Decorator Pattern
The Decorator Pattern is a structural design pattern that allows behavior to be added to individual objects, either statically or dynamically, without affecting the behavior of other objects from the same class. This pattern is particularly useful for adhering to the Single Responsibility Principle by allowing functionality to be divided between classes with unique areas of concern.
Usage Scenarios
The Decorator Pattern is highly versatile and can be used in various scenarios where dynamic behavior modification of objects is required without altering their structure. Here are some common usage scenarios:
- Adding Responsibilities to Objects Dynamically: When you need to add responsibilities to individual objects, not to an entire class, and you want to retain the ability to add or remove these responsibilities at runtime.
- Extending Functionality: When subclassing is impractical, and you need to extend functionality. The Decorator Pattern allows you to add functionalities to objects without altering their class definitions.
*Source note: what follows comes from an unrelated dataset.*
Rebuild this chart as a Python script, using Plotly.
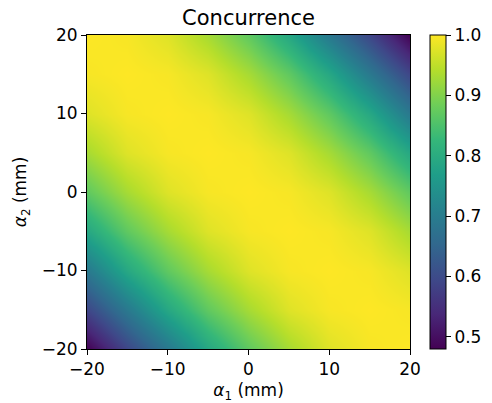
import plotly.graph_objects as go

alpha1 = [-20, -15, -10, -5, 0, 5, 10, 15, 20]
alpha2 = [-20, -15, -10, -5, 0, 5, 10, 15, 20]
concurrence = [
    [0.48, 0.59, 0.69, 0.79, 0.87, 0.93, 0.975, 0.995, 1.00],
    [0.59, 0.69, 0.79, 0.87, 0.93, 0.975, 0.995, 1.00, 0.995],
    [0.69, 0.79, 0.87, 0.93, 0.975, 0.995, 1.00, 0.995, 0.975],
    [0.79, 0.87, 0.93, 0.975, 0.995, 1.00, 0.995, 0.975, 0.93],
    [0.87, 0.93, 0.975, 0.995, 1.00, 0.995, 0.975, 0.93, 0.87],
    [0.93, 0.975, 0.995, 1.00, 0.995, 0.975, 0.93, 0.87, 0.79],
    [0.975, 0.995, 1.00, 0.995, 0.975, 0.93, 0.87, 0.79, 0.69],
    [0.995, 1.00, 0.995, 0.975, 0.93, 0.87, 0.79, 0.69, 0.59],
    [1.00, 0.995, 0.975, 0.93, 0.87, 0.79, 0.69, 0.59, 0.48],
]
axis_ticks = [-20, -10, 0, 10, 20]
axis_ticktext = ["\u221220", "\u221210", "0", "10", "20"]
cbar_ticks = [0.5, 0.6, 0.7, 0.8, 0.9, 1.0]
cbar_ticktext = ["0.5", "0.6", "0.7", "0.8", "0.9", "1.0"]

FONT = "DejaVu Sans"
TICK_SIZE = 17

fig = go.Figure(
    go.Heatmap(
        x=alpha1,
        y=alpha2,
        z=concurrence,
        colorscale="Viridis",
        zmin=0.48,
        zmax=1.0,
        zsmooth="best",
        colorbar=dict(
            x=(430 - 87) / 323,
            xanchor="left",
            xpad=0,
            ypad=0,
            y=0.5,
            yanchor="middle",
            len=1.0,
            lenmode="fraction",
            thickness=16,
            thicknessmode="pixels",
            outlinewidth=1,
            outlinecolor="black",
            tickvals=cbar_ticks,
            ticktext=cbar_ticktext,
            ticks="outside",
            ticklen=5,
            tickcolor="black",
            tickfont=dict(family=FONT, size=TICK_SIZE, color="black"),
        ),
    )
)

axis_common = dict(
    range=[-20, 20],
    tickvals=axis_ticks,
    ticktext=axis_ticktext,
    ticks="outside",
    ticklen=5,
    tickcolor="black",
    showline=True,
    linecolor="black",
    linewidth=1,
    mirror=True,
    showgrid=False,
    zeroline=False,
    automargin=False,
    tickfont=dict(family=FONT, size=TICK_SIZE, color="black"),
)

fig.update_layout(
    width=492,
    height=403,
    margin=dict(l=87, r=82, t=35, b=54, autoexpand=False),
    paper_bgcolor="white",
    plot_bgcolor="white",
    title=dict(
        text="Concurrence",
        font=dict(family=FONT, size=21, color="black"),
        x=(87 + 410) / 2 / 492,
        xanchor="center",
        y=1 - 18 / 403,
        yanchor="middle",
    ),
    xaxis=dict(
        **axis_common,
        title=dict(text="<i>α</i><sub>1</sub> (mm)", font=dict(family=FONT, size=TICK_SIZE, color="black"), standoff=8),
    ),
    yaxis=dict(
        **axis_common,
        title=dict(text="<i>α</i><sub>2</sub> (mm)", font=dict(family=FONT, size=TICK_SIZE, color="black"), standoff=10),
    ),
)

fig.write_html("out.html")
- Combining Behaviors: When you need to combine multiple behaviors in various ways. The Decorator Pattern allows you to stack multiple decorators to achieve the desired combination of behaviors.
- Adhering to the Single Responsibility Principle: When you want to adhere to the Single Responsibility Principle by dividing a class into several classes, each handling a specific responsibility.
- Reducing Class Hierarchy: When a system involves a large number of classes with different combinations of behaviors, using the Decorator Pattern can reduce the complexity of the class hierarchy.
- Enhancing Existing Classes in a Flexible Way: When you need to add functionality to a class but can't modify it directly, perhaps because it comes from a third-party library or is part of a legacy system.
- Improving Code Maintainability and Reusability: When you want to improve the maintainability and reusability of your code by encapsulating different behaviors in separate classes.
Key Concepts
- Component Interface: Defines the contract for both concrete components and decorators.
- Concrete Component: The primary object that can be dynamically wrapped.
- Decorator: Abstract class that holds a reference to a component and implements the component interface.
- Concrete Decorators: Extend the decorator class to add specific behaviors.
- Transparency and Flexibility: Allows for seamless behavior extension and combination at runtime.